CREASES ON EDGES WITH TIGHT UPHOLESTERIES
Certain furniture pieces are upholstered very tightly. Depending on the design, for some models the upholstery needs to be folded on the edges. Depending on the elasticity and thickness of the fabric, this may result in either small or large creases. As these are material and productspecific characteristics, these creases are no valid reason for complaints.

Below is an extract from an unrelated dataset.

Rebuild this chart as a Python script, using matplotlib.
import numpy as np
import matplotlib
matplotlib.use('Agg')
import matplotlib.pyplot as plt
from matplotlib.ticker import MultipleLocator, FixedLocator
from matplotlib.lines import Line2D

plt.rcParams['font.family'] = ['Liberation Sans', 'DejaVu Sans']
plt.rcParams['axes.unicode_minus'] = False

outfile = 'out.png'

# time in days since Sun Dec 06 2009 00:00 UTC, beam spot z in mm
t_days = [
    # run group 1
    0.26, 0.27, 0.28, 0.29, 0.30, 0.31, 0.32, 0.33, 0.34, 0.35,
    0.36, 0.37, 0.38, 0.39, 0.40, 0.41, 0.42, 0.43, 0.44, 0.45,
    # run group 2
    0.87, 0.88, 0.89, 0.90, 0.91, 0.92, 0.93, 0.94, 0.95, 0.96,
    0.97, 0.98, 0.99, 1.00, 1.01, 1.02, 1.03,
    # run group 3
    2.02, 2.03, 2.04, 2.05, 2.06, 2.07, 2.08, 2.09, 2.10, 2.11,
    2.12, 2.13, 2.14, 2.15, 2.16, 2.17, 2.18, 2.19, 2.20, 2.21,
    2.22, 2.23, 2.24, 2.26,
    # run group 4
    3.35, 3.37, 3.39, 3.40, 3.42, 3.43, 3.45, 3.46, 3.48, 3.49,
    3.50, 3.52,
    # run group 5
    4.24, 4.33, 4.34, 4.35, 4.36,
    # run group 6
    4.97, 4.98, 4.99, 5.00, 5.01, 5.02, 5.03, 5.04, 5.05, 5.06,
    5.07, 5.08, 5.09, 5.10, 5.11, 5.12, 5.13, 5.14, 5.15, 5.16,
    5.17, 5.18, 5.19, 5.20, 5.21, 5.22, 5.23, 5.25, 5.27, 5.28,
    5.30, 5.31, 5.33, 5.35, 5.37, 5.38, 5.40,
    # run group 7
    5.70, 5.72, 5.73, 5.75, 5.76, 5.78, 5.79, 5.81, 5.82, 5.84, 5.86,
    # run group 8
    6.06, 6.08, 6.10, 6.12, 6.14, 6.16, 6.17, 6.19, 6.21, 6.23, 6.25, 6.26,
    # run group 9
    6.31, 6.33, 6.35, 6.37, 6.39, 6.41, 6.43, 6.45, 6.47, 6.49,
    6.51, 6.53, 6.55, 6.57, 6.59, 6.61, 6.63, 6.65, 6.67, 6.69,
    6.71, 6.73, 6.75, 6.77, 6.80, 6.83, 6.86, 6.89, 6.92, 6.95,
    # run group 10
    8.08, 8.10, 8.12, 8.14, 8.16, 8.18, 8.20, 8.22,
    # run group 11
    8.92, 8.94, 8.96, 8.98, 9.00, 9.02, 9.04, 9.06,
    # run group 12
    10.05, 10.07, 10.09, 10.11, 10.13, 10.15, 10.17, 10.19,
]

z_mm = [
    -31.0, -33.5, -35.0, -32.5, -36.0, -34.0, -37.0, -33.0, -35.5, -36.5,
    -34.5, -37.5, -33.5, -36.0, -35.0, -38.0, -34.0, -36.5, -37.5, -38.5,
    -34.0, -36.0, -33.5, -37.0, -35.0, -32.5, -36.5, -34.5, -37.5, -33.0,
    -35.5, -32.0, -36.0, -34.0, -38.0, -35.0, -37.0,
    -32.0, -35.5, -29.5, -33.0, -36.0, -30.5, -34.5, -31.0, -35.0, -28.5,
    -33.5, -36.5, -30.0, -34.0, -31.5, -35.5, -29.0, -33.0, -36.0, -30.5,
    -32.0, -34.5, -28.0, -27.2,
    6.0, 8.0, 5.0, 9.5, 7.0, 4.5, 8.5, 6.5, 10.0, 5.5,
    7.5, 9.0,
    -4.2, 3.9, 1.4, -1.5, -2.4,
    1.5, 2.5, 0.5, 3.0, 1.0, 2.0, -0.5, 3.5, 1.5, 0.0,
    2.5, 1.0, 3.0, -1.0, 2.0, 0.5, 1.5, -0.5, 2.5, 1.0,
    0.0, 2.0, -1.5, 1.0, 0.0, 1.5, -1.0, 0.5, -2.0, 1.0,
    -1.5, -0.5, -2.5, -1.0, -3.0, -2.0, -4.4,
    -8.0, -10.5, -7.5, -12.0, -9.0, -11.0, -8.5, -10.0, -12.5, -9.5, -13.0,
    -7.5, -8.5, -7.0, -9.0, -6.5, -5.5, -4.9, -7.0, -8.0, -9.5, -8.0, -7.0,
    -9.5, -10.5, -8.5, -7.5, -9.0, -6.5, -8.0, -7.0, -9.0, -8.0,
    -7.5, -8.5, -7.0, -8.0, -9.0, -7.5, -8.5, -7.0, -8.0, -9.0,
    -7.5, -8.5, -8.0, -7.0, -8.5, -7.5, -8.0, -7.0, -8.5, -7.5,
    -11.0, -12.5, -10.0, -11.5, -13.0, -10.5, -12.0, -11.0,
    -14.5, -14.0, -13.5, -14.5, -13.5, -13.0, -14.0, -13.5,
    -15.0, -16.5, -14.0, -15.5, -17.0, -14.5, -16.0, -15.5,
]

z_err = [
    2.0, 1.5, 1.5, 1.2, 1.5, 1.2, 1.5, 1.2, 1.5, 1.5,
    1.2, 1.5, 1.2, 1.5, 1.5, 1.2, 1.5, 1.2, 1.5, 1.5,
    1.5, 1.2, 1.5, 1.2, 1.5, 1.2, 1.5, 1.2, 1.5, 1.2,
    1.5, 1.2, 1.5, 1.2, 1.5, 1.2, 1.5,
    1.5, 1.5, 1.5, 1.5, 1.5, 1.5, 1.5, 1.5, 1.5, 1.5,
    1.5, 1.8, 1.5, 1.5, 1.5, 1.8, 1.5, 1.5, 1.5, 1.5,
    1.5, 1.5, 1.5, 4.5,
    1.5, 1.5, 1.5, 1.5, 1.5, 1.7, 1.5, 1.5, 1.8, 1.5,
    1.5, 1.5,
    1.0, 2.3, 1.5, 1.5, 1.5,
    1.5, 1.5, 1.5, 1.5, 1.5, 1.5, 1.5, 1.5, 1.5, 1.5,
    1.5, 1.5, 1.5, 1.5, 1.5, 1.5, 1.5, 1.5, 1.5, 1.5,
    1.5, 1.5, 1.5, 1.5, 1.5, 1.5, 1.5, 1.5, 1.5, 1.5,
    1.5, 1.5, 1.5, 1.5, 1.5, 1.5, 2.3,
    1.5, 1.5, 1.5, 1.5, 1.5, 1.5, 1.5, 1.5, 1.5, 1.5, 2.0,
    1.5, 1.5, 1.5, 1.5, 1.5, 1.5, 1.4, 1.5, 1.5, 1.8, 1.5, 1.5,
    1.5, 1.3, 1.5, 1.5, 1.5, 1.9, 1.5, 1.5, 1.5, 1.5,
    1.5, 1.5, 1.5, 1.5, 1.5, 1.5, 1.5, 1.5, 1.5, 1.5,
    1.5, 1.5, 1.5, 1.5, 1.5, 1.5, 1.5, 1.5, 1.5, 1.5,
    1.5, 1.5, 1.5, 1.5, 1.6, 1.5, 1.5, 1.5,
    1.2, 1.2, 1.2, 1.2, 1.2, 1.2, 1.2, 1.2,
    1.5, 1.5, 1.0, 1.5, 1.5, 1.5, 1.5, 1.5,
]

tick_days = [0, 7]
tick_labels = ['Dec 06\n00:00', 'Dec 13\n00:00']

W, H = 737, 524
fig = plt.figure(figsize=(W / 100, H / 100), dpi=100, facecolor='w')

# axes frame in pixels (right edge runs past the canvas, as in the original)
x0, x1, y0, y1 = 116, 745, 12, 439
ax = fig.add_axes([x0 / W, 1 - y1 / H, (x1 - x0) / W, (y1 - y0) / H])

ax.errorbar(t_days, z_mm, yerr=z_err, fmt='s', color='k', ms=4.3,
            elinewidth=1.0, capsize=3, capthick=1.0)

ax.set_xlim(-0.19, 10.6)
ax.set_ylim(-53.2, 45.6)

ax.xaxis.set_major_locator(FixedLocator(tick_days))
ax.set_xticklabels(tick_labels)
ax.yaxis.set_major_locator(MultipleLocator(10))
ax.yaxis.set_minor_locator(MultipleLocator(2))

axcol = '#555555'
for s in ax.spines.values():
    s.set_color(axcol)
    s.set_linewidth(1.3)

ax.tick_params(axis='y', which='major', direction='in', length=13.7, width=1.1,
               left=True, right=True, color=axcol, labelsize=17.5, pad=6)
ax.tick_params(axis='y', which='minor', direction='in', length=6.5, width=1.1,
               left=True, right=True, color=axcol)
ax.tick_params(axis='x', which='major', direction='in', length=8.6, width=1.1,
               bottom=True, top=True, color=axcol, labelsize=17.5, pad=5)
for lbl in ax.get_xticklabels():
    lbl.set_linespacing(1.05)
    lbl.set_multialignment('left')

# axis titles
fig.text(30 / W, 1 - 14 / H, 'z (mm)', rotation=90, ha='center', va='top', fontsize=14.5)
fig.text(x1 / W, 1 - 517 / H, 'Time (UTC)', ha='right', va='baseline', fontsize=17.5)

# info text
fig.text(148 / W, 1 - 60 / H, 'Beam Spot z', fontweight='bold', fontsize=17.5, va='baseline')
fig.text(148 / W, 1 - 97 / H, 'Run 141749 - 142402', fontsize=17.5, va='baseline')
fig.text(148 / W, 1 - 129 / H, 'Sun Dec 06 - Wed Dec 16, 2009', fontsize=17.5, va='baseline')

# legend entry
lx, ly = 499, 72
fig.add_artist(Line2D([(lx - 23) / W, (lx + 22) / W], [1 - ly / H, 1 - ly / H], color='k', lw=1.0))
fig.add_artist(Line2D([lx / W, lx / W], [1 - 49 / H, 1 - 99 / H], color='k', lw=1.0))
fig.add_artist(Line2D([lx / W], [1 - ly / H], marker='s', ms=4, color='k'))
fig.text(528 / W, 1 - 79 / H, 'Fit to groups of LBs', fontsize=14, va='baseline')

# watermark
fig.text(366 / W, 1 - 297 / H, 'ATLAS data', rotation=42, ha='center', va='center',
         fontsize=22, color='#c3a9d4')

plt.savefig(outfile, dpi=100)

Creases and folds can appear in both the backrest and the seating of your furniture. Sometimes creases and folds are already present upon delivery of a product. In other cases creases and folds appear over time. Creases and folds may appear faster in models where the upholstery is not glued to the frame or shell. Also the shape of the product can add to the formation of creases: the more round edges a product has, the more likely it is that creases and folds will appear. This is why creases and folds often appear on the inside of the backrest of chairs. When commissioning your furniture, the hardness of the seating starts to vary unevenly. It can become softer, depending on usage and age of the product. This is a normal process for every filling. To reach an even hardening over the complete surface of a seating, it is important to change the sitting position from time to time. Ignoring this may result in one-sided depressions and folds, more commonly known as a ‘favourite spot’. Guideline: The thinner the used upholstery and the larger the upholstered area, the larger the chances that folds and creases form. This development is support by the fact that fabric and leather under influence of bodily heat, fluids and weight, tend to stretch out more or less, relative to the surrounding material. This unavoidable optical change has no effect on the use, functionality and durability of the product and therefore is no valid reason for complaints.